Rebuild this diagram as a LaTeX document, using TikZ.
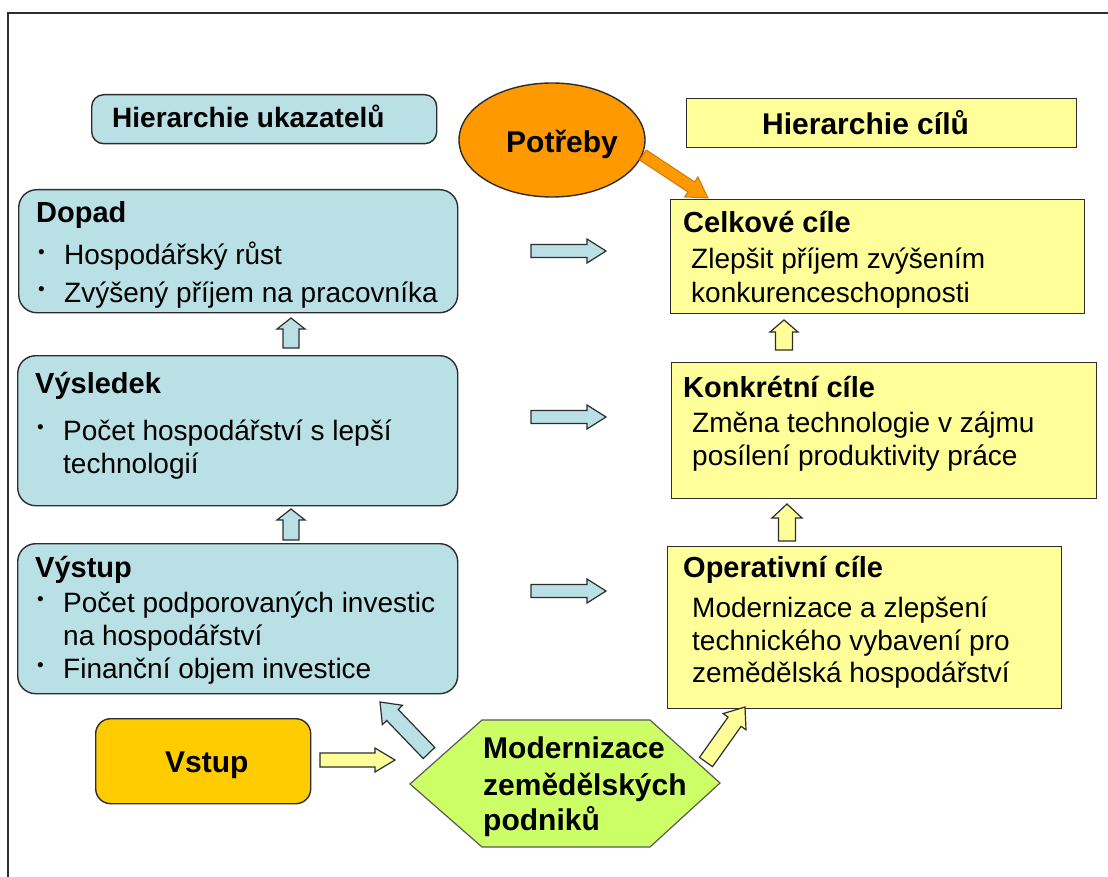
\documentclass[tikz,border=0pt]{standalone}
\usepackage{fontspec}
\setmainfont{Liberation Sans}
\usetikzlibrary{shapes.geometric,calc}
\definecolor{cblue}{RGB}{185,224,228}
\definecolor{cyel}{RGB}{255,255,153}
\definecolor{corange}{RGB}{255,153,0}
\definecolor{cdorange}{RGB}{215,120,0}
\definecolor{cgold}{RGB}{255,204,0}
\definecolor{cgreen}{RGB}{204,255,102}
\definecolor{cline}{RGB}{45,45,45}

% block arrow from #1 to #2: shaft half-width #3, head half-width #4, head length #5, style #6
\newcommand{\blockarr}[6]{%
  \path let \p1=(#1), \p2=(#2),
    \n1={atan2(\y2-\y1,\x2-\x1)}, \n2={veclen(\x2-\x1,\y2-\y1)} in
    \pgfextra{\xdef\baang{\n1}\xdef\balen{\n2}\xdef\bax{\x1}\xdef\bay{\y1}};
  \begin{scope}[shift={(\bax,\bay)}, rotate=\baang]
    \draw[#6] (0pt,-#3pt) -- ({\balen-#5pt},-#3pt) -- ({\balen-#5pt},-#4pt)
      -- (\balen,0pt) -- ({\balen-#5pt},#4pt) -- ({\balen-#5pt},#3pt)
      -- (0pt,#3pt) -- cycle;
  \end{scope}}
\newcommand{\smbullet}{\raisebox{6.5pt}{\fontsize{19}{20}\selectfont\textbullet}}

\tikzset{
  bluebox/.style={draw=cline, line width=1.4pt, fill=cblue, rounded corners=18pt,
    anchor=north west, inner sep=0pt},
  yelbox/.style={draw=cline, line width=1.4pt, fill=cyel, anchor=north west, inner sep=0pt},
  ttl/.style={font=\bfseries\fontsize{29}{33}\selectfont, inner sep=0pt, anchor=base west},
  bigttl/.style={font=\bfseries\fontsize{30}{37}\selectfont, inner sep=0pt, anchor=base west},
  bdy/.style={font=\fontsize{28}{33}\selectfont, inner sep=0pt, anchor=base west},
  barrow/.style={draw=cline, line width=1.2pt, fill=cblue, line join=miter},
  yarrow/.style={draw=cline, line width=1.2pt, fill=cyel, line join=miter},
  oarrow/.style={draw=cdorange, line width=1pt, fill=corange, line join=miter}
}

\begin{document}
\begin{tikzpicture}[x=1pt,y=-1pt]
\useasboundingbox (0,0) rectangle (1108,877);
\fill[white] (0,0) rectangle (1108,877);
\draw[cline, line width=1.5pt] (8,877) -- (8,13) -- (1108,13);

% ---- left column (indicators)
\node[bluebox, rounded corners=12pt, minimum width=345pt, minimum height=49pt] (ukaz) at (91,94) {};
\node[ttl, font=\bfseries\fontsize{28}{33}\selectfont] (ukazt) at (112,128) {Hierarchie ukazatelů};

\node[bluebox, minimum width=439pt, minimum height=123pt] (dopad) at (18,189) {};
\node[ttl] (dopadt) at (36,223) {Dopad};
\node[bdy] (dopb1) at (38,265) {\smbullet};
\node[bdy] (dop1) at (64,265) {Hospodářský růst};
\node[bdy] (dopb2) at (38,302) {\smbullet};
\node[bdy] (dop2) at (64,302) {Zvýšený příjem na pracovníka};

\node[bluebox, minimum width=440pt, minimum height=150pt] (vysl) at (17,355) {};
\node[ttl] (vyslt) at (35,393) {Výsledek};
\node[bdy] (vyslb1) at (37,440) {\smbullet};
\node[bdy] (vysl1) at (63,440) {Počet hospodářství s lepší};
\node[bdy] (vysl2) at (63,473) {technologií};

\node[bluebox, minimum width=440pt, minimum height=150pt] (vyst) at (17,543) {};
\node[ttl] (vystt) at (35,577) {Výstup};
\node[bdy] (vystb1) at (37,612) {\smbullet};
\node[bdy] (vyst1) at (63,612) {Počet podporovaných investic};
\node[bdy] (vyst2) at (63,645) {na hospodářství};
\node[bdy] (vystb3) at (37,678) {\smbullet};
\node[bdy] (vyst3) at (63,678) {Finanční objem investice};

\node[bluebox, fill=cgold, rounded corners=15pt, minimum width=215pt, minimum height=85pt] (vstup) at (95,718) {};
\node[bigttl] (vstupt) at (165,772) {Vstup};

% ---- needs
\node[ellipse, draw=cline, line width=1.4pt, fill=corange, minimum width=186pt, minimum height=114pt, inner sep=0pt] (potr) at (552,140) {};
\node[bigttl] (potrt) at (506,153) {Potřeby};

% ---- right column (objectives)
\node[yelbox, minimum width=390pt, minimum height=49pt] (hcil) at (686,98) {};
\node[bigttl] (hcilt) at (762,135) {Hierarchie cílů};

\node[yelbox, minimum width=414pt, minimum height=114pt] (celk) at (670,199) {};
\node[ttl] (celkt) at (683,233) {Celkové cíle};
\node[bdy] (celk1) at (691,269) {Zlepšit příjem zvýšením};
\node[bdy] (celk2) at (691,302) {konkurenceschopnosti};

\node[yelbox, minimum width=425pt, minimum height=136pt] (konk) at (671,362) {};
\node[ttl] (konkt) at (683,397) {Konkrétní cíle};
\node[bdy] (konk1) at (692,432) {Změna technologie v zájmu};
\node[bdy] (konk2) at (692,465) {posílení produktivity práce};

\node[yelbox, minimum width=394pt, minimum height=162pt] (oper) at (667,546) {};
\node[ttl] (opert) at (683,577) {Operativní cíle};
\node[bdy] (oper1) at (692,617) {Modernizace a zlepšení};
\node[bdy] (oper2) at (692,650) {technického vybavení pro};
\node[bdy] (oper3) at (692,682) {zemědělská hospodářství};

% ---- hexagon
\coordinate (hex) at (565,784);
\draw[draw=black!65, line width=1.2pt, fill=cgreen, line join=miter]
  (410,784) -- (482,720) -- (650,720) -- (720,783) -- (650,847) -- (482,847) -- cycle;
\node[bigttl] (hex1) at (483,758) {Modernizace};
\node[bigttl] (hex2) at (483,795) {zemědělských};
\node[bigttl] (hex3) at (483,830) {podniků};

% ---- arrow end points
\coordinate (r1s) at (531,251); \coordinate (r1e) at (606,251);
\coordinate (r2s) at (531,417); \coordinate (r2e) at (606,417);
\coordinate (r3s) at (531,591); \coordinate (r3e) at (606,591);
\coordinate (u1s) at (291,348); \coordinate (u1e) at (291,318);
\coordinate (u2s) at (291,540); \coordinate (u2e) at (291,509);
\coordinate (y1s) at (784,350); \coordinate (y1e) at (784,320);
\coordinate (y2s) at (787,541); \coordinate (y2e) at (787,504);
\coordinate (vs) at (320,760); \coordinate (ve) at (395,760);
\coordinate (d1s) at (429,753); \coordinate (d1e) at (380,702);
\coordinate (d2s) at (706,762); \coordinate (d2e) at (745,707);
\coordinate (os) at (643,155); \coordinate (oe) at (708,198);

\blockarr{r1s}{r1e}{6.5}{12}{19}{barrow}
\blockarr{r2s}{r2e}{6.5}{12}{19}{barrow}
\blockarr{r3s}{r3e}{6.5}{12}{19}{barrow}
\blockarr{u1s}{u1e}{8}{14}{11}{barrow}
\blockarr{u2s}{u2e}{8}{14}{11}{barrow}
\blockarr{y1s}{y1e}{8.5}{14}{12}{yarrow}
\blockarr{y2s}{y2e}{8.5}{15}{14}{yarrow}
\blockarr{vs}{ve}{7}{12}{20}{yarrow}
\blockarr{d1s}{d1e}{8}{14}{18}{barrow}
\blockarr{d2s}{d2e}{8}{14}{18}{yarrow}
\blockarr{os}{oe}{6}{12}{20}{oarrow}
\end{tikzpicture}
\end{document}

--*--

- [Task]: Write out again exactly the lines from the start of the data above through the line containing "(ukazt) at (112,128)", inclusive, excluding any pictures.

- [Solution to the exercise]:
Rebuild this diagram as a LaTeX document, using TikZ.
\documentclass[tikz,border=0pt]{standalone}
\usepackage{fontspec}
\setmainfont{Liberation Sans}
\usetikzlibrary{shapes.geometric,calc}
\definecolor{cblue}{RGB}{185,224,228}
\definecolor{cyel}{RGB}{255,255,153}
\definecolor{corange}{RGB}{255,153,0}
\definecolor{cdorange}{RGB}{215,120,0}
\definecolor{cgold}{RGB}{255,204,0}
\definecolor{cgreen}{RGB}{204,255,102}
\definecolor{cline}{RGB}{45,45,45}

% block arrow from #1 to #2: shaft half-width #3, head half-width #4, head length #5, style #6
\newcommand{\blockarr}[6]{%
  \path let \p1=(#1), \p2=(#2),
    \n1={atan2(\y2-\y1,\x2-\x1)}, \n2={veclen(\x2-\x1,\y2-\y1)} in
    \pgfextra{\xdef\baang{\n1}\xdef\balen{\n2}\xdef\bax{\x1}\xdef\bay{\y1}};
  \begin{scope}[shift={(\bax,\bay)}, rotate=\baang]
    \draw[#6] (0pt,-#3pt) -- ({\balen-#5pt},-#3pt) -- ({\balen-#5pt},-#4pt)
      -- (\balen,0pt) -- ({\balen-#5pt},#4pt) -- ({\balen-#5pt},#3pt)
      -- (0pt,#3pt) -- cycle;
  \end{scope}}
\newcommand{\smbullet}{\raisebox{6.5pt}{\fontsize{19}{20}\selectfont\textbullet}}

\tikzset{
  bluebox/.style={draw=cline, line width=1.4pt, fill=cblue, rounded corners=18pt,
    anchor=north west, inner sep=0pt},
  yelbox/.style={draw=cline, line width=1.4pt, fill=cyel, anchor=north west, inner sep=0pt},
  ttl/.style={font=\bfseries\fontsize{29}{33}\selectfont, inner sep=0pt, anchor=base west},
  bigttl/.style={font=\bfseries\fontsize{30}{37}\selectfont, inner sep=0pt, anchor=base west},
  bdy/.style={font=\fontsize{28}{33}\selectfont, inner sep=0pt, anchor=base west},
  barrow/.style={draw=cline, line width=1.2pt, fill=cblue, line join=miter},
  yarrow/.style={draw=cline, line width=1.2pt, fill=cyel, line join=miter},
  oarrow/.style={draw=cdorange, line width=1pt, fill=corange, line join=miter}
}

\begin{document}
\begin{tikzpicture}[x=1pt,y=-1pt]
\useasboundingbox (0,0) rectangle (1108,877);
\fill[white] (0,0) rectangle (1108,877);
\draw[cline, line width=1.5pt] (8,877) -- (8,13) -- (1108,13);

% ---- left column (indicators)
\node[bluebox, rounded corners=12pt, minimum width=345pt, minimum height=49pt] (ukaz) at (91,94) {};
\node[ttl, font=\bfseries\fontsize{28}{33}\selectfont] (ukazt) at (112,128) {Hierarchie ukazatelů};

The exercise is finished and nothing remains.